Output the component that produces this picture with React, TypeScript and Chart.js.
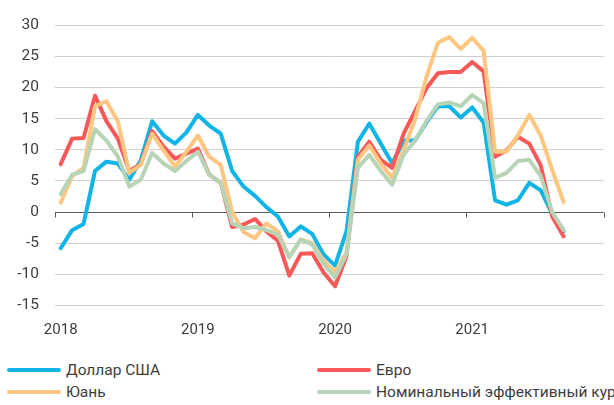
import React, { useEffect, useRef } from "react";
import { Chart, registerables } from "chart.js";

Chart.register(...registerables);

const years = ["2018", "2019", "2020", "2021"];
const monthNames = ["01", "02", "03", "04", "05", "06", "07", "08", "09", "10", "11", "12"];
const categories: string[] = [];
years.forEach((y) => monthNames.forEach((m) => categories.push(m + "." + y)));

const dollar = [-5.8, -2.9, -1.9, 6.6, 8.1, 7.8, 5.2, 8.3, 14.6, 12.3, 11.0, 12.8, 15.6, 13.9, 12.6, 6.6, 4.1, 2.6, 0.8, -0.7, -3.9, -2.3, -3.5, -6.8, -8.6, -3.1, 11.3, 14.2, 11.0, 7.8, 11.5, 11.5, 14.4, 17.0, 17.0, 15.2, 16.8, 14.4, 1.9, 1.2, 1.9, 4.7, 3.5, -0.3, -3.1];
const euro = [7.7, 11.8, 11.9, 18.7, 14.6, 11.8, 6.6, 7.7, 13.0, 10.5, 8.6, 9.4, 10.2, 6.0, 4.7, -2.4, -2.0, -1.1, -3.1, -4.6, -10.2, -6.7, -6.6, -9.7, -11.9, -7.1, 8.9, 11.3, 8.4, 7.1, 12.6, 16.2, 19.9, 22.3, 22.5, 22.5, 24.1, 22.6, 8.9, 9.9, 12.1, 11.0, 7.5, -0.7, -3.9];
const yuan = [1.5, 5.8, 7.1, 17.0, 17.8, 14.6, 6.3, 7.6, 12.6, 9.9, 7.3, 9.7, 12.3, 8.9, 7.6, 0.0, -3.2, -4.2, -1.8, -3.1, -7.3, -4.4, -5.0, -7.8, -9.7, -6.5, 8.4, 10.7, 7.8, 5.5, 9.9, 14.9, 21.7, 27.2, 28.1, 26.2, 28.0, 25.9, 9.7, 9.7, 12.3, 15.6, 12.3, 6.8, 1.6];
const nominal = [2.9, 6.0, 6.6, 13.3, 11.5, 8.9, 4.1, 5.2, 9.5, 7.8, 6.6, 8.2, 9.7, 6.0, 4.7, -1.8, -2.6, -2.4, -2.9, -3.6, -7.2, -4.4, -5.2, -8.3, -10.5, -6.8, 7.1, 9.2, 6.6, 4.4, 9.2, 11.5, 14.6, 17.3, 17.6, 17.0, 18.8, 17.5, 5.5, 6.3, 8.2, 8.4, 5.8, 0.0, -2.9];

const seriesNames = ["Доллар США", "Евро", "Юань", "Номинальный эффективный курс"];
const seriesColors = ["#10B4E6", "#F75858", "#FFC681", "#B7D4B6"];

const FONT = "Roboto, 'Noto Sans', sans-serif";
const TEXT = "#3d3d3d";

const zeroTicks = {
  id: "zeroTicks",
  beforeDatasetsDraw(chart: any) {
    const x = chart.scales.x;
    const y = chart.scales.y;
    const half = (x.getPixelForValue(1) - x.getPixelForValue(0)) / 2;
    const y0 = Math.round(y.getPixelForValue(0)) + 0.5;
    const ctx = chart.ctx;
    ctx.save();
    ctx.strokeStyle = "#5a5a5a";
    ctx.lineWidth = 1;
    for (let k = 0; k <= years.length; k++) {
      const px = Math.round(x.getPixelForValue(k * 12) - half) + 0.5;
      ctx.beginPath();
      ctx.moveTo(px, y0);
      ctx.lineTo(px, y0 + 5);
      ctx.stroke();
    }
    ctx.restore();
  },
};

export default function App() {
  const ref = useRef<HTMLCanvasElement>(null);
  useEffect(() => {
    if (!ref.current) return;
    const data = [dollar, euro, yuan, nominal];
    const chart = new Chart(ref.current, {
      type: "line",
      data: {
        labels: categories,
        datasets: data.map((d, i) => ({
          label: seriesNames[i],
          data: d,
          borderColor: seriesColors[i],
          backgroundColor: seriesColors[i],
          borderWidth: 4,
          pointRadius: 0,
          tension: 0,
          borderCapStyle: "round" as const,
          borderJoinStyle: "round" as const,
          order: 3 - i,
        })),
      },
      options: {
        animation: false,
        responsive: false,
        layout: { padding: { top: 19, right: 8, left: 0, bottom: 0 } },
        plugins: { legend: { display: false }, tooltip: { enabled: false } },
        scales: {
          x: {
            type: "category",
            offset: true,
            grid: { display: false, drawTicks: false },
            border: { display: false },
            ticks: {
              autoSkip: false,
              maxRotation: 0,
              padding: 16,
              color: TEXT,
              font: { family: FONT, size: 15 },
              callback: (_v: any, i: number) => (i % 12 === 0 ? years[i / 12] : ""),
            },
            afterFit: (s: any) => {
              s.height = 39.5;
            },
          },
          y: {
            min: -15,
            max: 30,
            ticks: {
              stepSize: 5,
              padding: 16,
              color: TEXT,
              font: { family: FONT, size: 15.5 },
            },
            grid: {
              drawTicks: false,
              color: (c: any) => (c.tick && c.tick.value === 0 ? "#5a5a5a" : "#cfcfcf"),
              lineWidth: 1,
            },
            border: { display: false },
            afterFit: (s: any) => {
              s.width = 55;
            },
          },
        },
      },
      plugins: [zeroTicks],
    });
    return () => chart.destroy();
  }, []);

  const legendPos = [
    { x: 7, y: 370 },
    { x: 317, y: 370 },
    { x: 7, y: 392 },
    { x: 317, y: 392 },
  ];

  return (
    <div style={{ position: "absolute", left: 0, top: 0, width: 614, height: 405, overflow: "hidden", background: "#fff", fontFamily: FONT }}>
      <canvas ref={ref} width={614} height={345} style={{ display: "block", width: 614, height: 345 }} />
      {seriesNames.map((n, i) => (
        <div key={n} style={{ position: "absolute", left: legendPos[i].x, top: legendPos[i].y - 10, height: 20, display: "flex", alignItems: "center", whiteSpace: "nowrap" }}>
          <div style={{ width: 54, height: 4, borderRadius: 2, background: seriesColors[i], marginRight: 5 }} />
          <span style={{ fontSize: 15.5, color: TEXT, lineHeight: "20px" }}>{n}</span>
        </div>
      ))}
    </div>
  );
}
|---|
**Problem statement:**
Extract, word for word, each line from the top of the data down to and including the line with "years.forEach((y) => monthNames.forEach((m)"; skip the pictures.

**Answer below:**
Output the component that produces this picture with React, TypeScript and Chart.js.
import React, { useEffect, useRef } from "react";
import { Chart, registerables } from "chart.js";

Chart.register(...registerables);

const years = ["2018", "2019", "2020", "2021"];
const monthNames = ["01", "02", "03", "04", "05", "06", "07", "08", "09", "10", "11", "12"];
const categories: string[] = [];
years.forEach((y) => monthNames.forEach((m) => categories.push(m + "." + y)));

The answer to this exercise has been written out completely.